● Exercise description
All of the listing below must be repeated word for word. Pictures are the only thing to omit.

"""

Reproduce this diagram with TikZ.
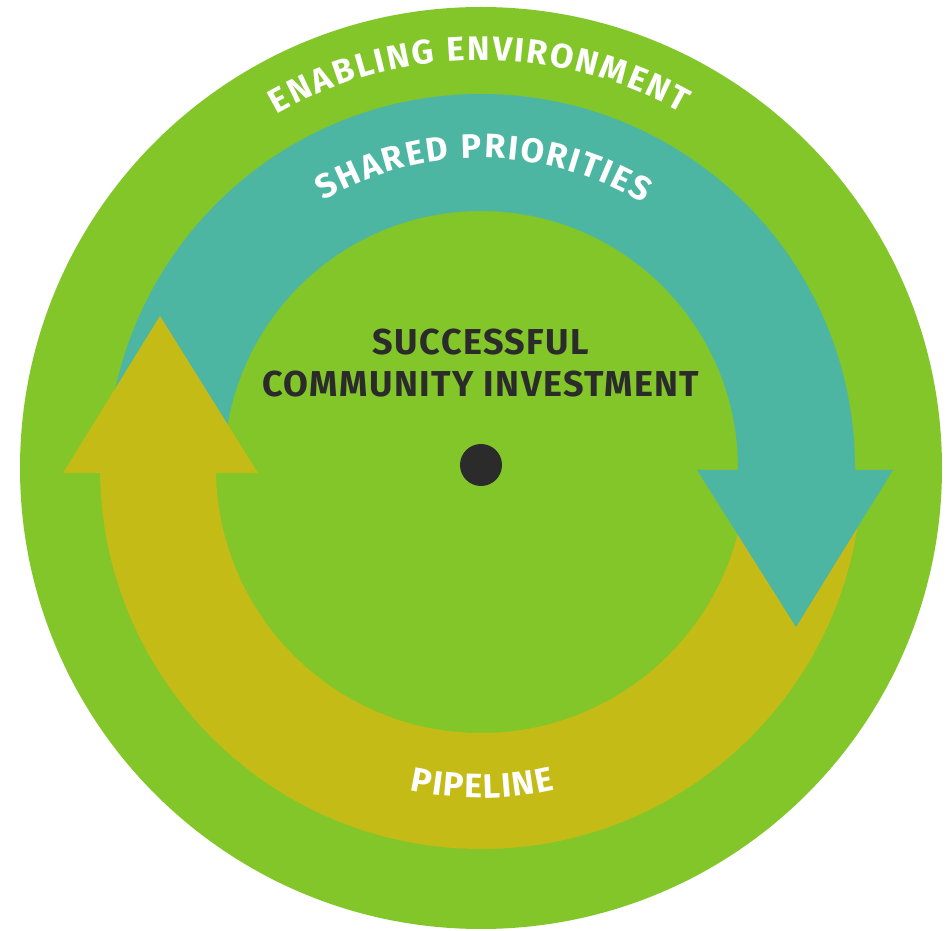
\documentclass[tikz,border=0pt]{standalone}
\usepackage{fontspec}
\setmainfont{Fira Sans}
\usetikzlibrary{decorations.text,calc}
\definecolor{envgreen}{HTML}{82C629}
\definecolor{shteal}{HTML}{4DB6A2}
\definecolor{pipeyellow}{HTML}{C5BB16}
\definecolor{darktext}{HTML}{2B2B2B}
\newcommand\arcfont{\fontsize{34pt}{34pt}\selectfont\bfseries}
\newcommand\centerfont{\fontsize{36pt}{42pt}\selectfont\bfseries\addfontfeatures{LetterSpace=4}}
\tikzset{
  curvetext/.style={decorate, decoration={text along path, text color=white,
    text={|\arcfont|#1}, text align=fit to path}},
  centertext/.style={anchor=base, text=darktext, font=\centerfont, inner sep=0pt}
}
\begin{document}
\begin{tikzpicture}[x=1pt,y=1pt]
\useasboundingbox (0,0) rectangle (948,930);
\coordinate (C) at (481,462);
% enabling environment disc
\fill[envgreen] (C) circle[radius=461pt];
% shared priorities band
\fill[shteal] ($(C)+(178:374pt)$) arc[start angle=178,end angle=-1,radius=374pt]
  -- ($(C)+(-1:257pt)$) arc[start angle=-1,end angle=178,radius=257pt] -- cycle;
% pipeline band
\fill[pipeyellow] ($(C)+(-3:381pt)$) arc[start angle=-3,end angle=-181,radius=381pt]
  -- ($(C)+(-181:265pt)$) arc[start angle=-181,end angle=-3,radius=265pt] -- cycle;
% arrow heads
\fill[pipeyellow] (63,457) -- (258,457) -- (160,614) -- cycle;
\fill[shteal] (697,460) -- (893,460) -- (796,303) -- cycle;
% centre
\node[circle, fill=darktext, minimum size=42pt, inner sep=0pt] (dot) at (481,465) {};
\node[centertext] (t1) at (481,575) {SUCCESSFUL};
\node[centertext] (t2) at (481,533) {COMMUNITY INVESTMENT};
% curved labels
\path[curvetext={ENABLING ENVIRONMENT}] ($(C)+(120:408pt)$) arc[start angle=120,end angle=60.5,radius=408pt];
\path[curvetext={SHARED PRIORITIES}] ($(C)+(120.5:310pt)$) arc[start angle=120.5,end angle=58.5,radius=310pt];
\path[curvetext={PIPELINE}] ($(C)+(-102.5:330pt)$) arc[start angle=-102.5,end angle=-77,radius=330pt];
\end{tikzpicture}
\end{document}
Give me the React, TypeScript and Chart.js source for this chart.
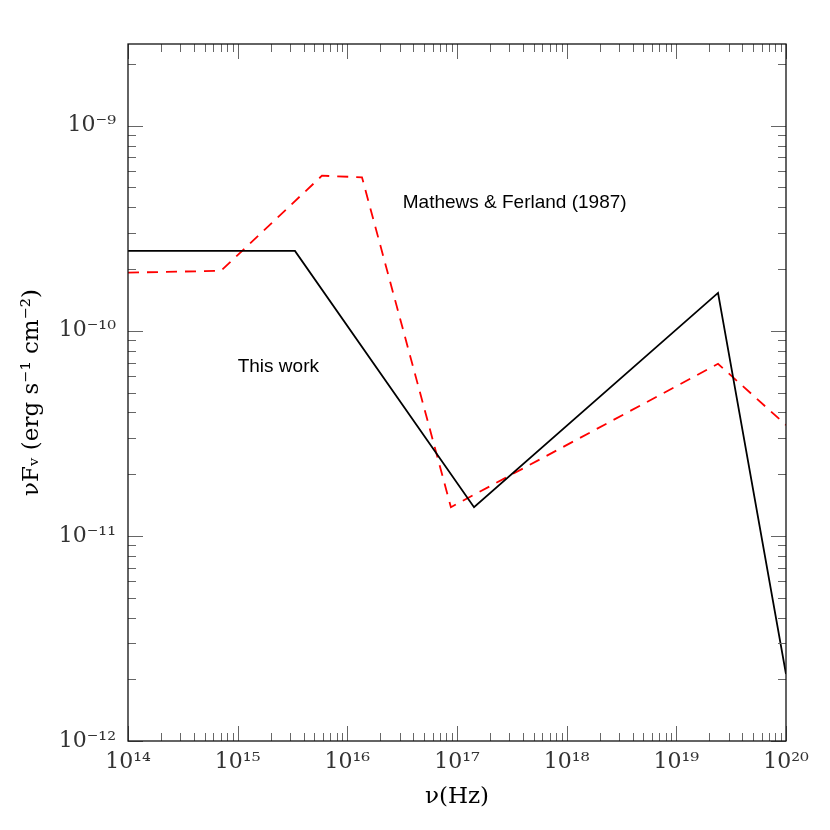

"""

● Reply
Reproduce this diagram with TikZ.
\documentclass[tikz,border=0pt]{standalone}
\usepackage{fontspec}
\setmainfont{Fira Sans}
\usetikzlibrary{decorations.text,calc}
\definecolor{envgreen}{HTML}{82C629}
\definecolor{shteal}{HTML}{4DB6A2}
\definecolor{pipeyellow}{HTML}{C5BB16}
\definecolor{darktext}{HTML}{2B2B2B}
\newcommand\arcfont{\fontsize{34pt}{34pt}\selectfont\bfseries}
\newcommand\centerfont{\fontsize{36pt}{42pt}\selectfont\bfseries\addfontfeatures{LetterSpace=4}}
\tikzset{
  curvetext/.style={decorate, decoration={text along path, text color=white,
    text={|\arcfont|#1}, text align=fit to path}},
  centertext/.style={anchor=base, text=darktext, font=\centerfont, inner sep=0pt}
}
\begin{document}
\begin{tikzpicture}[x=1pt,y=1pt]
\useasboundingbox (0,0) rectangle (948,930);
\coordinate (C) at (481,462);
% enabling environment disc
\fill[envgreen] (C) circle[radius=461pt];
% shared priorities band
\fill[shteal] ($(C)+(178:374pt)$) arc[start angle=178,end angle=-1,radius=374pt]
  -- ($(C)+(-1:257pt)$) arc[start angle=-1,end angle=178,radius=257pt] -- cycle;
% pipeline band
\fill[pipeyellow] ($(C)+(-3:381pt)$) arc[start angle=-3,end angle=-181,radius=381pt]
  -- ($(C)+(-181:265pt)$) arc[start angle=-181,end angle=-3,radius=265pt] -- cycle;
% arrow heads
\fill[pipeyellow] (63,457) -- (258,457) -- (160,614) -- cycle;
\fill[shteal] (697,460) -- (893,460) -- (796,303) -- cycle;
% centre
\node[circle, fill=darktext, minimum size=42pt, inner sep=0pt] (dot) at (481,465) {};
\node[centertext] (t1) at (481,575) {SUCCESSFUL};
\node[centertext] (t2) at (481,533) {COMMUNITY INVESTMENT};
% curved labels
\path[curvetext={ENABLING ENVIRONMENT}] ($(C)+(120:408pt)$) arc[start angle=120,end angle=60.5,radius=408pt];
\path[curvetext={SHARED PRIORITIES}] ($(C)+(120.5:310pt)$) arc[start angle=120.5,end angle=58.5,radius=310pt];
\path[curvetext={PIPELINE}] ($(C)+(-102.5:330pt)$) arc[start angle=-102.5,end angle=-77,radius=330pt];
\end{tikzpicture}
\end{document}
Give me the React, TypeScript and Chart.js source for this chart.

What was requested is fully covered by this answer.